WHAT THE EXERCISE ASKS
Using the data below, return word for word every line from the one holding "Reproduce this chart with Altair." down to the one holding "10.8, 12.7, 16.0]". Leave pictures out.

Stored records
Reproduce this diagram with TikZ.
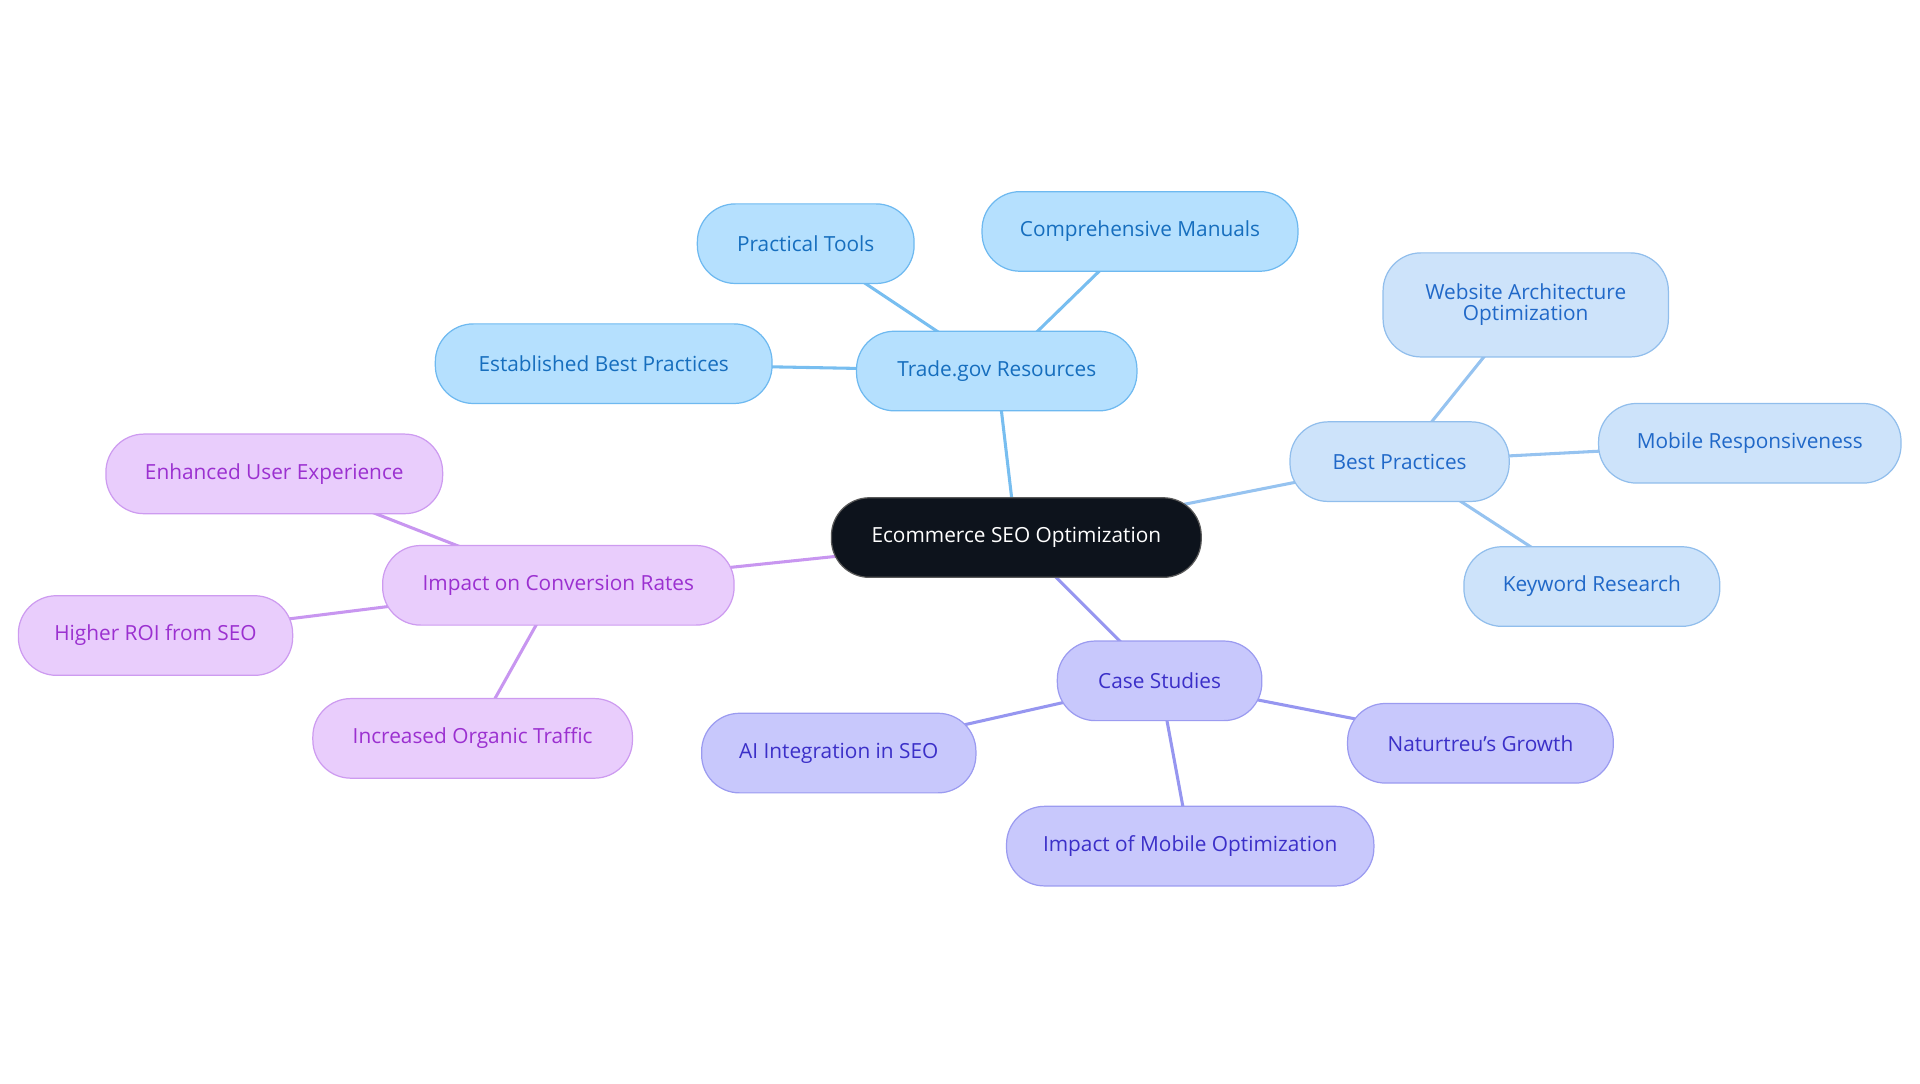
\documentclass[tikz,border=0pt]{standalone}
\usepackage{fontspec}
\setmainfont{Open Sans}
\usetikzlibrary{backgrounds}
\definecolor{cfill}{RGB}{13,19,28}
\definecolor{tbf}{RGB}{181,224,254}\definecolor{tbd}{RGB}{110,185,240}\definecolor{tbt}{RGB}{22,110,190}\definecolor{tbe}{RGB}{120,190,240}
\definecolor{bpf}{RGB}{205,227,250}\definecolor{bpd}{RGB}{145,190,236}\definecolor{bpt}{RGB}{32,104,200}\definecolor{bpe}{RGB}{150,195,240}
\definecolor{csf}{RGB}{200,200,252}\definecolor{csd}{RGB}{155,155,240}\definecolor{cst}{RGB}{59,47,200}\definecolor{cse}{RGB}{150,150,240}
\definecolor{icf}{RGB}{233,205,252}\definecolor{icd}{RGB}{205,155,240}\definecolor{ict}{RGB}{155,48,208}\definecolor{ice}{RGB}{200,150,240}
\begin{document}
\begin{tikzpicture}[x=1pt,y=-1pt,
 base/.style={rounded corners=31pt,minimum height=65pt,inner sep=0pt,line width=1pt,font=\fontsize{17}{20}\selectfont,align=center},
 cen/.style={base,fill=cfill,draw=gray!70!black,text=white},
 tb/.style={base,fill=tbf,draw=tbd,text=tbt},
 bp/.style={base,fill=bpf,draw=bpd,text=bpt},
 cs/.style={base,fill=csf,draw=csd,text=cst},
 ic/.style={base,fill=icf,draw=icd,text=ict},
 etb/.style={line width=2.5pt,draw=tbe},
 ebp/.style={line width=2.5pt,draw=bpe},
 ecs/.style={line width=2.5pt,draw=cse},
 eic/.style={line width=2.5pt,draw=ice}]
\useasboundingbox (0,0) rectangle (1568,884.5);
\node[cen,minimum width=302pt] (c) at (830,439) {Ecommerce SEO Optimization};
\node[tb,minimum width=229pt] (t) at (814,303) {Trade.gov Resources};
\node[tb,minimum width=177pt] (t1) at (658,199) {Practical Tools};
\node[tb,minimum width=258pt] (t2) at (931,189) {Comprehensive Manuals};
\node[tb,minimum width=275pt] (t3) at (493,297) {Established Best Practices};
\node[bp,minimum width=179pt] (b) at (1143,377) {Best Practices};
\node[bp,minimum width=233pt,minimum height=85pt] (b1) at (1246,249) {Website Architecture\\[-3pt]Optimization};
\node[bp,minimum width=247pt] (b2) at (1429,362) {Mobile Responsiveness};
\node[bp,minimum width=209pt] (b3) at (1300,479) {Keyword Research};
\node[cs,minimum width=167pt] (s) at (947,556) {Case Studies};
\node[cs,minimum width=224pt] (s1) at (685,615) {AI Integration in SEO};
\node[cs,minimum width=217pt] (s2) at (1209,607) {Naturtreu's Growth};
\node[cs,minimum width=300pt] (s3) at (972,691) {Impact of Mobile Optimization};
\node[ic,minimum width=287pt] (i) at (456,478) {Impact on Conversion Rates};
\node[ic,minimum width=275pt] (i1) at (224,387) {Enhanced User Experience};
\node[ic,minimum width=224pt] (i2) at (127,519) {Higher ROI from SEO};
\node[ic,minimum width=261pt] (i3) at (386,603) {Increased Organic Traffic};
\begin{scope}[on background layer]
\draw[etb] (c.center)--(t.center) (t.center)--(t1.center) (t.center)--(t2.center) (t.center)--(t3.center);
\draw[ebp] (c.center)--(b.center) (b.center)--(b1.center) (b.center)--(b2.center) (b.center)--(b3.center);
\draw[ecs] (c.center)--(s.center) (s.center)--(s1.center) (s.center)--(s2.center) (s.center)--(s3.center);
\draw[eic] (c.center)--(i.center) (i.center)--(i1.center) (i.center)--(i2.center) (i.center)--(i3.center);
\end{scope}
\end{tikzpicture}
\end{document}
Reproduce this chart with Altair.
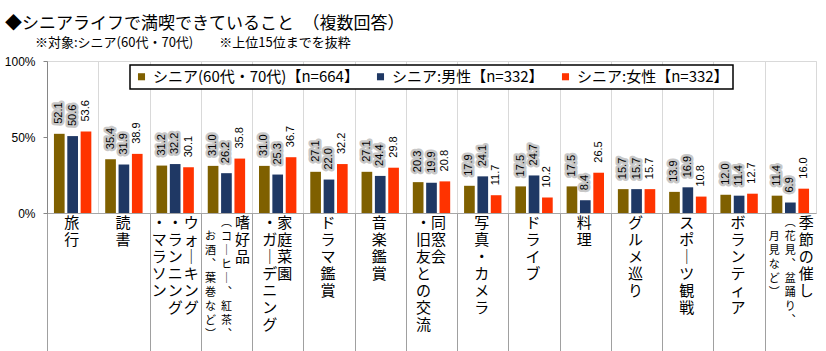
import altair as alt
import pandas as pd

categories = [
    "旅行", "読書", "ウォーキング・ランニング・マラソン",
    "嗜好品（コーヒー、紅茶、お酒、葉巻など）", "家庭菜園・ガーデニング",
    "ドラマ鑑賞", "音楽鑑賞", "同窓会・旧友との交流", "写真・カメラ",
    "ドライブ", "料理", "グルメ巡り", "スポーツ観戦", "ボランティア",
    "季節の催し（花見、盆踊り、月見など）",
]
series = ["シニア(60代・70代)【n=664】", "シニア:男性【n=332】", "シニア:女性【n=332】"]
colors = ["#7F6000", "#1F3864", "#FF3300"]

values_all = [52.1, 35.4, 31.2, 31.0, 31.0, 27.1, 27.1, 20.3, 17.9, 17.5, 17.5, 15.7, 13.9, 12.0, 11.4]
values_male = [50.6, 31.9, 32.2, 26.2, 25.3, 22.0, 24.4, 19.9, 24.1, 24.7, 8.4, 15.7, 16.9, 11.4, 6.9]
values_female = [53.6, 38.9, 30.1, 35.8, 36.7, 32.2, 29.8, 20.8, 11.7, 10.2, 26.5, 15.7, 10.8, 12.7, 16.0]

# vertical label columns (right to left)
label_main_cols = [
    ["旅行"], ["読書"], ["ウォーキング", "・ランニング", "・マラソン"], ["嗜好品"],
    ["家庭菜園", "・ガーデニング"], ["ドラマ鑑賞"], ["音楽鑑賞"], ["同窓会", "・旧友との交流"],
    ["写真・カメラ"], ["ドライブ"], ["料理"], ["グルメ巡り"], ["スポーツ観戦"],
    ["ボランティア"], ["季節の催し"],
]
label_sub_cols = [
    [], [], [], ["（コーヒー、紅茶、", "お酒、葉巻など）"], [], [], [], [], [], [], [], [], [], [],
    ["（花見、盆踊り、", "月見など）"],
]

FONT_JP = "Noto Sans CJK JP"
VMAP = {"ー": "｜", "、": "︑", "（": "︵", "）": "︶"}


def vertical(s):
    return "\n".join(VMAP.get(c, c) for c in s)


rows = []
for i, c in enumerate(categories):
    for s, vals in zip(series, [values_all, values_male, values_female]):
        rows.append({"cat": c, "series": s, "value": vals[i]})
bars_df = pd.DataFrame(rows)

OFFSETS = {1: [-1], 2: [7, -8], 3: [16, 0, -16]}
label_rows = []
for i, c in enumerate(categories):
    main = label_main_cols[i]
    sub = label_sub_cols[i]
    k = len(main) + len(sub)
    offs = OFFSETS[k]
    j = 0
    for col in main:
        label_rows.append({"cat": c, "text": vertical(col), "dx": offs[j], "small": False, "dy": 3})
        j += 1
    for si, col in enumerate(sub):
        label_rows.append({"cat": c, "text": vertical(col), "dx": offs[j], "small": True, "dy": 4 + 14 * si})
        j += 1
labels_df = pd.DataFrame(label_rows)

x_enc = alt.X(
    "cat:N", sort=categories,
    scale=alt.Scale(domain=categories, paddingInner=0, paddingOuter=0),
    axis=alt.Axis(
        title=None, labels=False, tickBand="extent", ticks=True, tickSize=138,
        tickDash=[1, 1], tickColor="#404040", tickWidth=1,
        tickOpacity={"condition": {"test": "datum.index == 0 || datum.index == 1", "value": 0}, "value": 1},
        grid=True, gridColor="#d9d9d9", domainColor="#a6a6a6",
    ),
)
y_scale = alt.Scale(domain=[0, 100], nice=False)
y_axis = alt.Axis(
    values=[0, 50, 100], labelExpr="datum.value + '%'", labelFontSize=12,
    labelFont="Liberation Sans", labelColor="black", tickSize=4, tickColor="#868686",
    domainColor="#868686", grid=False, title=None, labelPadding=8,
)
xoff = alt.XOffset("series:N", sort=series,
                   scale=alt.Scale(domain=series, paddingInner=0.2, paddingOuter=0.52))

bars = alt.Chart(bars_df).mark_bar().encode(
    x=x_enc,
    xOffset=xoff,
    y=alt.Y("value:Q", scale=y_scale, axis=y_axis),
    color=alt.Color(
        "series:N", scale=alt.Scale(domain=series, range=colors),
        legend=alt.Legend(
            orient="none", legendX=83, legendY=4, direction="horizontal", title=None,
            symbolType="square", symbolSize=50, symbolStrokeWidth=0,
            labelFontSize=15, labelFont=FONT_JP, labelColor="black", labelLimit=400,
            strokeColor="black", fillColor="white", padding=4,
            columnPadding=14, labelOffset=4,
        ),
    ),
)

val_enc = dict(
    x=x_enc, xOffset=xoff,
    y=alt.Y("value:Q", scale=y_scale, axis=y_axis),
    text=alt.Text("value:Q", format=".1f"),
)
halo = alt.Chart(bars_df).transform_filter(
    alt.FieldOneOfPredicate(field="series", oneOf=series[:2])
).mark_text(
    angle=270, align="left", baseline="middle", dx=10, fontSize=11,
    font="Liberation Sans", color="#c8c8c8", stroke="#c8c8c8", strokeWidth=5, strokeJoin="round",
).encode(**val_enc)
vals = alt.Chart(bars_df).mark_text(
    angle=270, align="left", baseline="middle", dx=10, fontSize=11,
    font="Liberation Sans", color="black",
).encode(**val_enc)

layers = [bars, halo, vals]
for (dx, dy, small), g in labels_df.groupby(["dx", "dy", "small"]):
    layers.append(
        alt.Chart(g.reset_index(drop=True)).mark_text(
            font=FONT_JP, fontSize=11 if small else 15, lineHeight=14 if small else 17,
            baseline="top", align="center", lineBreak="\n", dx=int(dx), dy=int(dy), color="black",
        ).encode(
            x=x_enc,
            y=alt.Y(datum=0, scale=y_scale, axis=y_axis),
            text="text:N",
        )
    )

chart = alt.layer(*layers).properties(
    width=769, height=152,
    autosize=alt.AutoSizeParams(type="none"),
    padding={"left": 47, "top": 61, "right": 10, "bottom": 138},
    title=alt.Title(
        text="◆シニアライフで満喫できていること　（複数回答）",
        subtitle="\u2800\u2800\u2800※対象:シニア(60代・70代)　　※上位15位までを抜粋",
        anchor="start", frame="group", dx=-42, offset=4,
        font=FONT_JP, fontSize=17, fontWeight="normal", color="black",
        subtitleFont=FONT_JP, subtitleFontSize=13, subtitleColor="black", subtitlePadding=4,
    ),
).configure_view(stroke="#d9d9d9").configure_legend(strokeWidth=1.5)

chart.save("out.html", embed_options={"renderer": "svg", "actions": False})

EXERCISE RESPONSE
Reproduce this chart with Altair.
import altair as alt
import pandas as pd

categories = [
    "旅行", "読書", "ウォーキング・ランニング・マラソン",
    "嗜好品（コーヒー、紅茶、お酒、葉巻など）", "家庭菜園・ガーデニング",
    "ドラマ鑑賞", "音楽鑑賞", "同窓会・旧友との交流", "写真・カメラ",
    "ドライブ", "料理", "グルメ巡り", "スポーツ観戦", "ボランティア",
    "季節の催し（花見、盆踊り、月見など）",
]
series = ["シニア(60代・70代)【n=664】", "シニア:男性【n=332】", "シニア:女性【n=332】"]
colors = ["#7F6000", "#1F3864", "#FF3300"]

values_all = [52.1, 35.4, 31.2, 31.0, 31.0, 27.1, 27.1, 20.3, 17.9, 17.5, 17.5, 15.7, 13.9, 12.0, 11.4]
values_male = [50.6, 31.9, 32.2, 26.2, 25.3, 22.0, 24.4, 19.9, 24.1, 24.7, 8.4, 15.7, 16.9, 11.4, 6.9]
values_female = [53.6, 38.9, 30.1, 35.8, 36.7, 32.2, 29.8, 20.8, 11.7, 10.2, 26.5, 15.7, 10.8, 12.7, 16.0]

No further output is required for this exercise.